After Dave, currently prepping for an interview on Crazy Randy’s Meat and Greet, starts court Angie, Max invokes the Guy Code, thereby legally and cosmically disallowing Dave from ever attempting to sex her up. Dave scoffs at Max’s anger, since he’s, you know, gay. To prove his point about the sanctity of all exes, Max lays the smooch to end all smooch on Alex. “He’s kissing her like she has a penis,” Brad gasps. Unfortunately, the kiss sparks a new, exceedingly futile crush in sweet Alex’s big blond doll head. If I had to pick, I’d say the MVPs (which is a thing I’ve heard of!) for this episode would have to be Alex and Jane. Caught up in her earnest affections, Alex cannot help but buy Max a matching scarf for when they eventually go couples snowboarding. “I bought you a harmonica!,” she proudly tells him, before frantically wheezing a little ditty, her eyes bright and hopeful even as the rest of the group cringes away in horror. Likewise Jane amps up her delightfully awkward physicality in her attempt to find a work husband, having found out about the existence of Brad’s work wife Vanessa.
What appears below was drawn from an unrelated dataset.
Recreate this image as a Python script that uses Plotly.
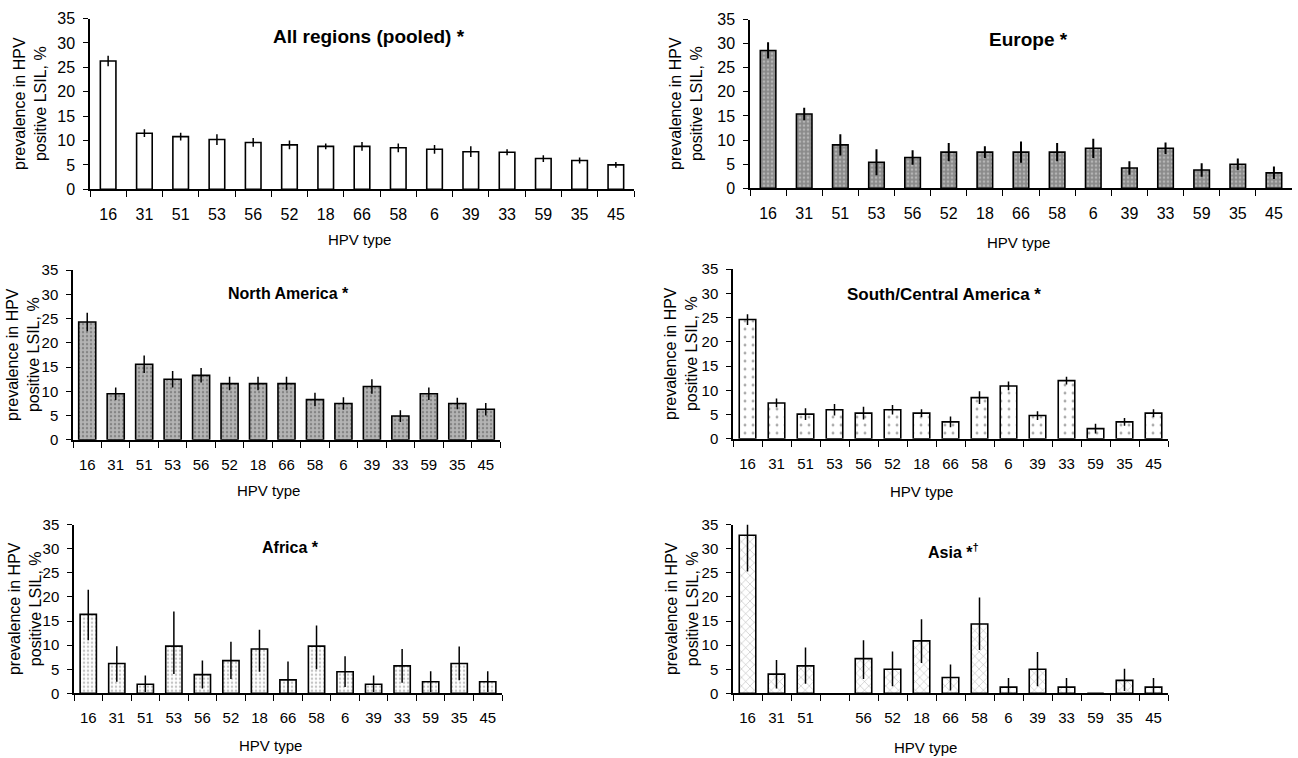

In her attempts to flirt, Jane leers at the mailman Hector, her angular shoulders do the shimmy shake, and she ends up with her fingers and later a stapler jammed seductively in her mouth. All of which adds up to a visit to the HR Department! Luckily Steve in HR would make an excellent work spouse. Or, rather, he would, if he hadn’t assumed his casual drink date with Jane, Brad and Vanessa was the pretext for a fourgy. “Who are you going to report me to? I’m God!” he declares whilst clad only in his tightie whities, various tropical fruits clutched in his sweaty hands for some unknowable dark sexual purpose.

Despite the fact that Max is truly and forever into duderuses, he can’t help but lose his shit for real when he finds out Dave has been seeing Angie behind his back. Declaring all codes null and void he ruins Dave’s meat interview by revealing his tendency to prepare food in his undies whilst belting Indigo Girls. Crazy Randy may have been working in the street meat field for years, but this? This is unacceptable. Dave goes on to violate the building code by smashing a load-bearing pillar in Max’s apartment. Max then violates the Hair Code for Men by giving Dave a tight home permanent when he’s asleep. “Temple Grandin!,” the gang howls. “It’s Pat!” Finally, Max, the guy who once found a cricket in his mouth, admits that his feelings about his ex may not be rational now that his sexuality is man-centric, but they are genuine; he can’t help that he so crazy. Dave agrees to back off, and Penny successful purges Alex of her Max crush: by forcing her to watch him eat a sloppy juicy loose meat sandwich with his shirt off. Seriously, that sandwich was oozing.